In 1503, with support of the king, he became the bishop of Płock, where he became known as a good administrator, protector of peasants. He became the patron of many artists (like Mikołaj Hussowczyk), and amassed a large book collection. He was also a writer and poet himself and his Ciołek's Missal is considered to be one of the oldest works of Polish literature. He funded many parishes and supported educational institutions (particularly monasteries), Ciołek enforced high standards of education and activity among his priesthood. He renovated the Cathedral of Płock, as well as many other churches.

Active in politics, due to intrigues by his opponents, he lost the favor of king Sigismund I the Old, and did not succeed in his goal of becoming a cardinal. He died in Rome in 1522.

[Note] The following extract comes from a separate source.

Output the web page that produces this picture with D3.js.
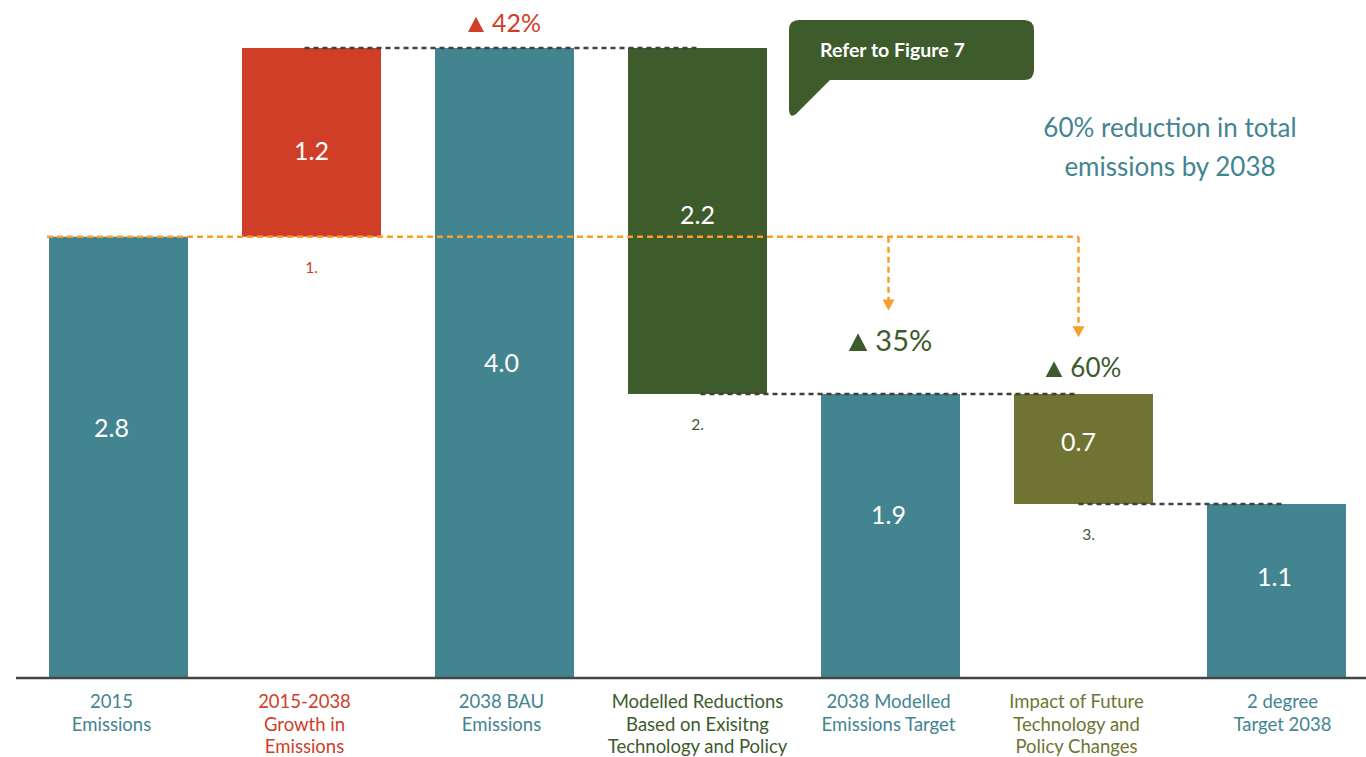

| Preceded byWincenty Przerębski | Bishop of Płock 1504–1522 | Succeeded byRafał Leszczyński |

==Members of family==
Another member of the Ciołek family known by the same name, entered Kraków Academy in 1507, and upon graduation joined the Cistercian Monastery in Mogiła near Kraków where in 1522 he became an abbot. Erazm Ciołek of Mogiła restored the Monastery to its former glory, and served as ambassador to King Sigismund I. He was appointed Canon of Kraków in 1536 and the Suffragan Bishop in 1544. He died at the Mogiła Abbey on December 6, 1546.